[Task]
Retype exactly what runs from the first line of the data to the line with "import * as", keeping both of those lines and skipping pictures.

[Stored data]
┌──

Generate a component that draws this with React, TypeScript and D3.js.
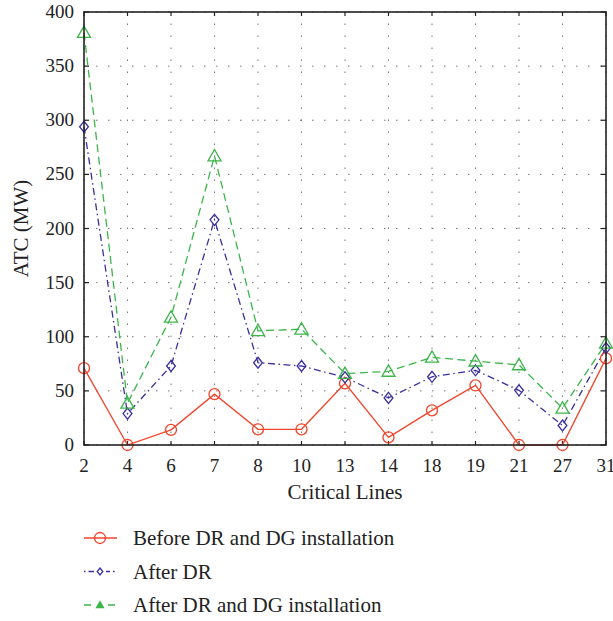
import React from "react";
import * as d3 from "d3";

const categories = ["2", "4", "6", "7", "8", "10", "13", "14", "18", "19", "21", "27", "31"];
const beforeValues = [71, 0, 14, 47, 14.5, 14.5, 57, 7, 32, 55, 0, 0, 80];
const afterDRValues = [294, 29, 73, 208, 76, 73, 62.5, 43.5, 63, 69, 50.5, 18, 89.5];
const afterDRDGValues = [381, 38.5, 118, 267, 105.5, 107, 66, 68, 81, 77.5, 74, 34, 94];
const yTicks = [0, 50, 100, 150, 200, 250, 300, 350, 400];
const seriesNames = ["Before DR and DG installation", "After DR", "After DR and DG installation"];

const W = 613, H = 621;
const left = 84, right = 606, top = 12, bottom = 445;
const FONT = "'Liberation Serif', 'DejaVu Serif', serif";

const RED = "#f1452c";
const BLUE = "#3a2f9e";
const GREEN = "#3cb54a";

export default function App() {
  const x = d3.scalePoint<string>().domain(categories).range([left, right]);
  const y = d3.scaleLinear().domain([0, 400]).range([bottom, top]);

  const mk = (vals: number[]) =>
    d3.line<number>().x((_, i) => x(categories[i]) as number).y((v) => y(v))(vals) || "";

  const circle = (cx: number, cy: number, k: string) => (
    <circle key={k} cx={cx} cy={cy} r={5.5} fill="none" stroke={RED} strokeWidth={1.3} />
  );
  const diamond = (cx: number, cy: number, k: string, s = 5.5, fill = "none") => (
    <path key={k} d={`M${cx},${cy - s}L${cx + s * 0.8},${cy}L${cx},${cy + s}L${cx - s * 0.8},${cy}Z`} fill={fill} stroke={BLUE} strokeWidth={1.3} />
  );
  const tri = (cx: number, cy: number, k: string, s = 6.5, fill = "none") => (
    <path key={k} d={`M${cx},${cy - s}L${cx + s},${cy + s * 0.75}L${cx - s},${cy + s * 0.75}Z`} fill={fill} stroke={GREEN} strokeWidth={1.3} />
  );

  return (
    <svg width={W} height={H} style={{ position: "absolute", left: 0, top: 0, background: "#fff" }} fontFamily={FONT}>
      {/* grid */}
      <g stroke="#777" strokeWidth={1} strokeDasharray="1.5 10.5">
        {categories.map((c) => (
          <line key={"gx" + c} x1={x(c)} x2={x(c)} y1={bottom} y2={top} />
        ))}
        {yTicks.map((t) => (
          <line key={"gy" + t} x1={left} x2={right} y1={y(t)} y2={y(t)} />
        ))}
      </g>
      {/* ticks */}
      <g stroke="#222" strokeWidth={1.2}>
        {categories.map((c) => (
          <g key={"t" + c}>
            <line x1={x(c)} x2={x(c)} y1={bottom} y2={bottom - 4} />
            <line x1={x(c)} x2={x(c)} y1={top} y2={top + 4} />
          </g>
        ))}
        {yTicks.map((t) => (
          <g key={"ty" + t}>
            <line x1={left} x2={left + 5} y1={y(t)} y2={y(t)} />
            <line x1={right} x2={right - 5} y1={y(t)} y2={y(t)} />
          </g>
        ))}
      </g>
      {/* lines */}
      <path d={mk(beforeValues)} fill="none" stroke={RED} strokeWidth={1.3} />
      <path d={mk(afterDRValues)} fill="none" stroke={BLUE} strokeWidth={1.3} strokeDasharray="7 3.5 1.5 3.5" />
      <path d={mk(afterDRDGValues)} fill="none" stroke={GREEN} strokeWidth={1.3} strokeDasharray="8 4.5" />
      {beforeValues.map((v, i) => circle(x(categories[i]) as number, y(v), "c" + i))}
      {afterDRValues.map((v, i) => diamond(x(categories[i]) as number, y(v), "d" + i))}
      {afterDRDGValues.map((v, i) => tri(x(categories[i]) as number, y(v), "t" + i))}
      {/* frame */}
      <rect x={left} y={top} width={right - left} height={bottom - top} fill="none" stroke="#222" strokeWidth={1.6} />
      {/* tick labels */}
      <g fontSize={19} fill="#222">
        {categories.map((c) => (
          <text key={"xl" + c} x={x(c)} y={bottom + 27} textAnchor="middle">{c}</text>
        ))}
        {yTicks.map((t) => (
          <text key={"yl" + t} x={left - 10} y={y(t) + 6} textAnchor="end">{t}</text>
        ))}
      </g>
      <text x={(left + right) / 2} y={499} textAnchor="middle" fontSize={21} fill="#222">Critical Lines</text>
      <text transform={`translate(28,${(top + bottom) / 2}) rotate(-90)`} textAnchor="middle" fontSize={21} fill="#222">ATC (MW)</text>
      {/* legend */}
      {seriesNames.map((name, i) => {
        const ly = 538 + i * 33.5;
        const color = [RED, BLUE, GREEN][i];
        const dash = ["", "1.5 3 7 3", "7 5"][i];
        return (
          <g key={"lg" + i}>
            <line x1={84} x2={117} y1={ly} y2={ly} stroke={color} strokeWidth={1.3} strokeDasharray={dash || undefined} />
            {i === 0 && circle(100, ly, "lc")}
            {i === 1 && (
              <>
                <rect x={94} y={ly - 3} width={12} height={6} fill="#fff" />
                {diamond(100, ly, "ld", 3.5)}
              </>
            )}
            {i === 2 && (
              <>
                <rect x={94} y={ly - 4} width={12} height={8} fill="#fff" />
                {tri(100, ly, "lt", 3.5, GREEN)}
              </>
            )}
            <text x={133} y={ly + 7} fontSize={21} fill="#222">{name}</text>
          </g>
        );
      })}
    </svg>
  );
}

└──

[Task answer]
Generate a component that draws this with React, TypeScript and D3.js.
import React from "react";
import * as d3 from "d3";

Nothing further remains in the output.